Saturday, March 3,
1:15-2:00 p.m.
There is no marking the
driveway today, except for a line of widely spaced and frail orange flags set
out to guide the plow that hasn’t come. No plow today. Roads are not even
plowed, owing to downed trees and power lines in the area. Power is out all
over northwest Michigan.
It was, however, a relatively
warm night and is, as yet, a relatively warm winter day. The snow is heavy and
wet. While this is perfect for snowmen and snow forts, it’s dangerous in the
load it creates on lines and many roofs. A metal roof, however, sheds snowload
without a second thought. There is a low rumble as the load begins to move,
then a whoosh as it slides to the edge, and finally a ground-shaking thud as it
falls to earth, shaking old windows. On the ground today, then, along the east
and west (back and front) sides of the house, an outdoor wall of extra
insulation rises, a wall that only needed to be broken through in front of the
doorway.
Everything outdoors is white
today. Trees are all but engulfed in wind-driven snow, wet and clinging. Large
objects such as the brush pile and a garden wagon full of gathered branches
appear as mysterious, featureless mounds of white. With foot to a foot and a half of heavy snow
fallen overnight, weeds and grasses are almost completely buried, and a
glistening, empty expanse stretches over the meadow behind the house until
broken in the distance by the first, youngest cherry trees and, beyond them,
the edge of the eastern woods.
Sounds (except when roof
snowload is in motion) are few and subtle: a background moaning of wind in high
branches, a closer percussive crackling as icy branches shift their weight in
the light wind, and close up the sound counterpart of the visual glistening, a
pervasive, bright, shimmering, tiny glass-shattering whisper, a brittle
susurrus, as new snow crystals touch and blow across the tops of deep drifts.

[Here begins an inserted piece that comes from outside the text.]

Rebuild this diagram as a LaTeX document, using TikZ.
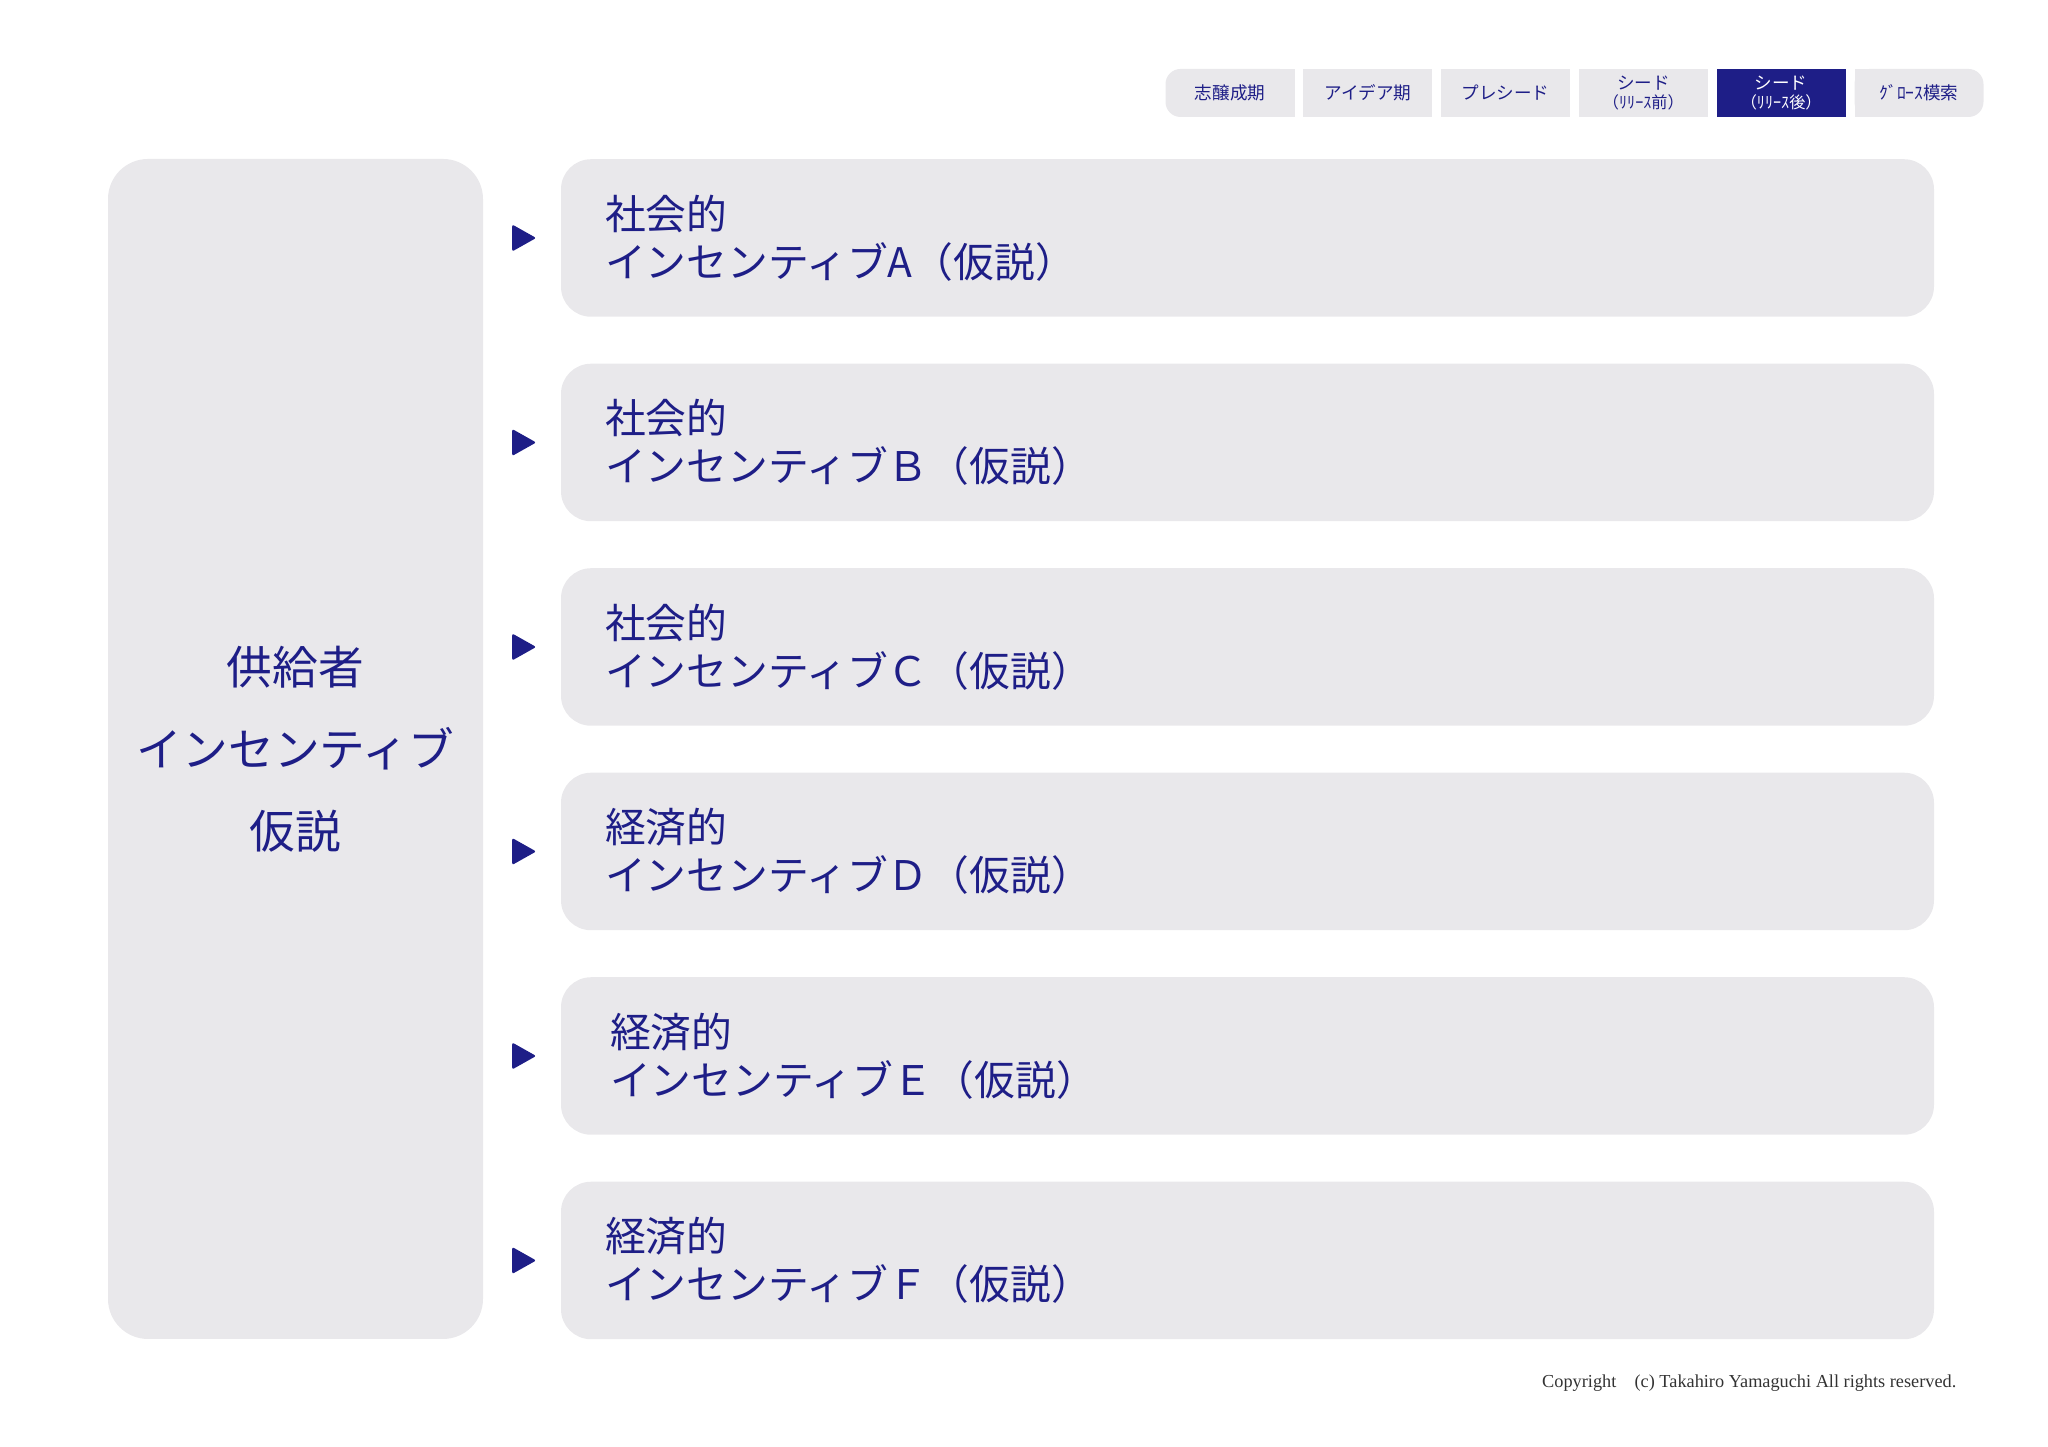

Very little surface is not
covered by snow, from the now-white popples in the grove to the sturdy black
walnut and basswood trees between grove and house. Where the bark is exposed,
as it is on sections of the basswood trunk, that surface appears darker than
usual, by contrast with the adjacent snow-covered bark and because it, the exposed
bark, is wet with snowmelt.
From the north, perhaps
somewhere in the creekside willows, a lone crow calls repeatedly and
insistently before falling silent. A smaller bird nearby gives a single forlorn
chirp. It is still snowing, and little creatures are mostly lying low today.
2 comments:
Isn't it interesting how snow quiets sound. Maybe because fewer things are moving, but it feels like more than that...like the world is wearing a muffler over it's voice, everything is just covered with a thin layer of quiet.

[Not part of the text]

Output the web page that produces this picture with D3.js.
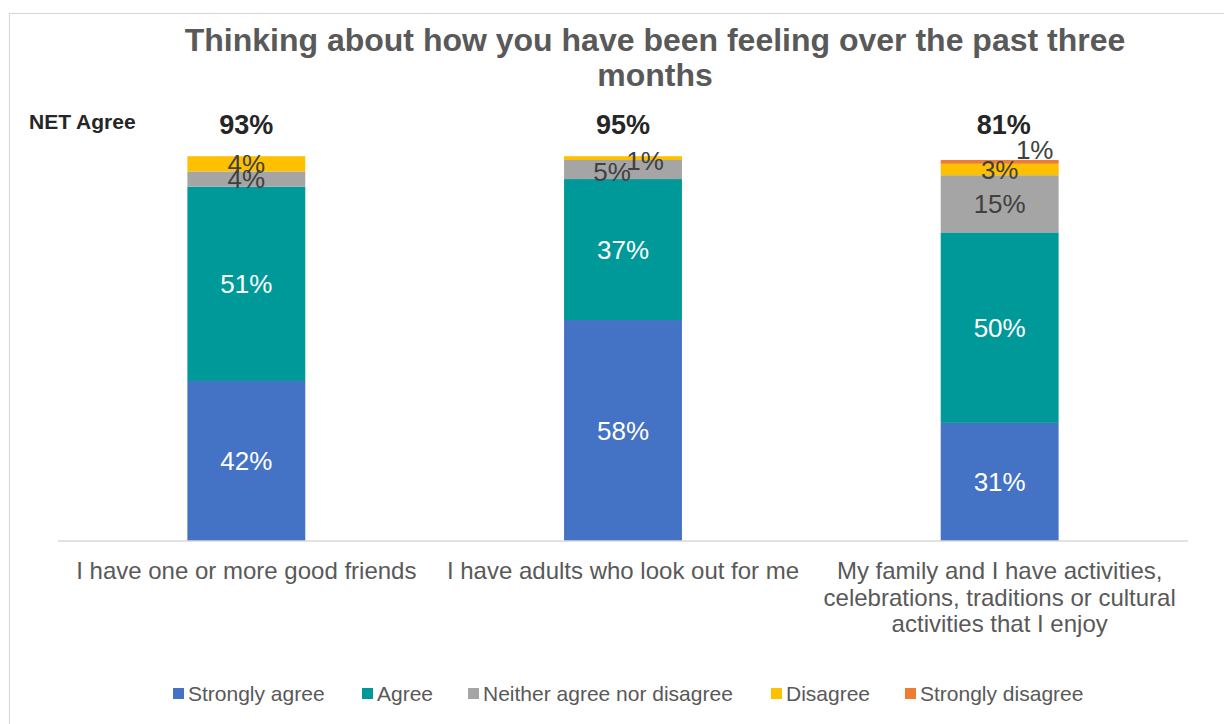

When I was staying up in Northport, March of 2010, I went for a walk and ended up sitting quietly in a little patch of woods. So much to hear and see and absorb. But I became cold; the damp tree trunk I sat on soaked through my jeans. So I only stayed 5 or 10 minutes. I am so impressed that you are sitting quietly for so much longer and observing so much more!
It's wonderful, isn't it? Hearing the quiet sounds you don't usually hear is exciting and calming at the same time.
As for the comfort factor, I'll be doing a whole post soon, either here or on one of my other blogs (maybe not here because it will have a lot of photographs), about how I have kept from getting too cold. I've got the title ready. You'll like it, Dawn!